Ao fim dos três primeiros dias de ocupação de cafetarias, tinha havido trinta e sete detenções. no sábado, 6 de Abril de 1963, pesámos à fase seguinte da nossa cruzada com uma marcha sobre a Câmara Municipal. (…) Entretanto, com o número de voluntários a aumentar de dia para dia, íamos conseguindo lançar campanhas contra uma série de outros objectivos: ocupação de igrejas, de joelhos; acções de ocupação da biblioteca pública; uma marcha sobre a sede administrativa do condado assinalando o início duma operação de recenseamento eleitoral.
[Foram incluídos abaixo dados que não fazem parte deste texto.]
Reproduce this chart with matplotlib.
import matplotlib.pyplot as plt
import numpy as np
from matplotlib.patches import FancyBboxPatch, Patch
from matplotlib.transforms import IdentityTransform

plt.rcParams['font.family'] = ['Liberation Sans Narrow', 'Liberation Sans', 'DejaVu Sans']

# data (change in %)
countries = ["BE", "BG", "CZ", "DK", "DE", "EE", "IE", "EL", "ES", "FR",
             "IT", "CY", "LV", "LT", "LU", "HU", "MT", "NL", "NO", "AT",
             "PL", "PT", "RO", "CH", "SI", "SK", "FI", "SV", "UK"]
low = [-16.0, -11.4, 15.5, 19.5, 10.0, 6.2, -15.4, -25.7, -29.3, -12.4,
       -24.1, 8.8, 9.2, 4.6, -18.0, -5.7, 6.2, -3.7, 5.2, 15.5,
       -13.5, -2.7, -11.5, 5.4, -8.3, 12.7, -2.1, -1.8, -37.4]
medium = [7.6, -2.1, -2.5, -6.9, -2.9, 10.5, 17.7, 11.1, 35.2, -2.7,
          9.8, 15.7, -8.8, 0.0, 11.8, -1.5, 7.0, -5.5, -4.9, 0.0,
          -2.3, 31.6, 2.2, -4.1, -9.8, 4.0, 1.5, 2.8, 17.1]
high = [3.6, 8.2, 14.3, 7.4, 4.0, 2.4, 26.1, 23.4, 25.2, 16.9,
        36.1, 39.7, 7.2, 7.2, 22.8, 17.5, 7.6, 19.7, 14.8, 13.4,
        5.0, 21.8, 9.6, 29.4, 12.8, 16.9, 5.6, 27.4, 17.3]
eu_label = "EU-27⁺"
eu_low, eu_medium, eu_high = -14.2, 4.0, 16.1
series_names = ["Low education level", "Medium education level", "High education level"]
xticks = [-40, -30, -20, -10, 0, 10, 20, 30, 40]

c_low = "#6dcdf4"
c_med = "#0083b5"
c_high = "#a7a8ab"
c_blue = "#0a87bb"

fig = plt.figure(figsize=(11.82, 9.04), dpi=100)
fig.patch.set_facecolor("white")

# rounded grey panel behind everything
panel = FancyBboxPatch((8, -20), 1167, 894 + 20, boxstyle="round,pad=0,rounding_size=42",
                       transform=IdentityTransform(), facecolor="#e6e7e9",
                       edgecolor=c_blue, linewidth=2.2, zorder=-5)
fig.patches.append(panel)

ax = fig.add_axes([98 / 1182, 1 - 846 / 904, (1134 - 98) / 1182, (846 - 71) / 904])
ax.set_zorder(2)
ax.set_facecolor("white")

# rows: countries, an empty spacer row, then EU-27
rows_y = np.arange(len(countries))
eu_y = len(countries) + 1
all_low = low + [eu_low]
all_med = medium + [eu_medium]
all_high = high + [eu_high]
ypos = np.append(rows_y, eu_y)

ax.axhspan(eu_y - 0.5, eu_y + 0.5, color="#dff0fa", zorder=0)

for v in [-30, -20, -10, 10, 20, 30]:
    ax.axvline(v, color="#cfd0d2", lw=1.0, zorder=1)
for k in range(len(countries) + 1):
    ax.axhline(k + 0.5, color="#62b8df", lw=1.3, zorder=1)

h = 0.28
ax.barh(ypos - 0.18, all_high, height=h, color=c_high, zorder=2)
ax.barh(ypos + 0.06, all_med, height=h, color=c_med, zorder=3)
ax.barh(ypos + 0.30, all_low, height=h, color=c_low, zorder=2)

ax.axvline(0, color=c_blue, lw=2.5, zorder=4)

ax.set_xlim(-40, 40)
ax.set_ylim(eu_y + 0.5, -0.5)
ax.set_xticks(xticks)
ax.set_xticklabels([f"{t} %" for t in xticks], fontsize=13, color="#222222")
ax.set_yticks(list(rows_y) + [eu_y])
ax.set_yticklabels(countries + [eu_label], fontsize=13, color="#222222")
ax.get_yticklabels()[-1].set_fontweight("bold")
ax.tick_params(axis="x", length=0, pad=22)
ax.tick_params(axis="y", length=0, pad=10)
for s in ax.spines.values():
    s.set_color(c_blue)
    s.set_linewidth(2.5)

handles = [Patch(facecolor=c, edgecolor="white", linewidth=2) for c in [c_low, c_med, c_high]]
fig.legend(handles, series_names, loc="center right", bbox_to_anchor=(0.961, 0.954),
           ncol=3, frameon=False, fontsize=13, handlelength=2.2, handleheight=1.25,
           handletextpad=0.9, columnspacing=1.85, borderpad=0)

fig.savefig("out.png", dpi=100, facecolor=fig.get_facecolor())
E enquanto isto as prisões iam-se enchendo, lenta mas continuamente.

Quando íamos a chegar à baixa, Connor deu ordens aos seus homens para que nos prendessem (…)

Durante mais de vinte e quatro horas mantiveram-me incomunicável, numa solitária. ninguém estava autorizado a visitar-me, nem mesmo os meus advogados. Foram as horas mais longas, frustrantes e revoltantes que alguma vez viv. Sem contactos de nenhuma espécie, senti-me dominado pela preocupação. Como estaria a correr o movimento? Onde iria Fred e os outros dirigentes arranjar dinheiro para libertar os manifestantes? Que iria acontecer ao moral da comunidade negra?

No dia seguinte, quando Clarence Jones chegou, nem tive tempo de lhe dizer do prazer que tinha em vê-lo antes que ele pronunciasse meia dúzia de palavras que me tiraram de cima do coração um peso enorme:

“Harry Belafonte conseguiu angariar cinquenta mim dólares para o pagamento de fianças. Esse dinheiro está disponível desde já. E ele manda dizer que consegue arranjar mais se for preciso.”

CARSON, Clayborne. Eu tenho um sonho – A Autobiografia de Martin Luther King. Lisboa, 2006

The Freedom Riders

In 1961, the Freedom Riders, a brave group of men and women, black and white, young and old, boarded buses, trains and planes headed for the deep South to test the 1960 Supreme Court ruling outlawing segregation in all interstate public facilities.

The first Freedom Riders were members of the Nashville Student Group, a local group of students who had successfully desegregated the lunch counters and movie theaters in that city. Emboldened by their victory, the Freedom Riders decided to introduce their strategies of non-violence throughout the South in order to directly challenge the region’s Jim Crow laws.

For this they were well prepared as they were trained in the discipline of non-violence by no less a figure than Dr. Martin Luther King Jr. himself. King’s brilliant leadership during the Montgomery Bus Boycott had brought an end to that city’s policies of segregation on its local bus line and catapulted the young Reverend to international fame. Also, Reverend James Lawson, whose studies of Mahatma Gandhi in India so impressed Dr. King that he urged the elder Reverend to leave immediately for Nashville to teach the message of non-violence to the Nashville Student Group.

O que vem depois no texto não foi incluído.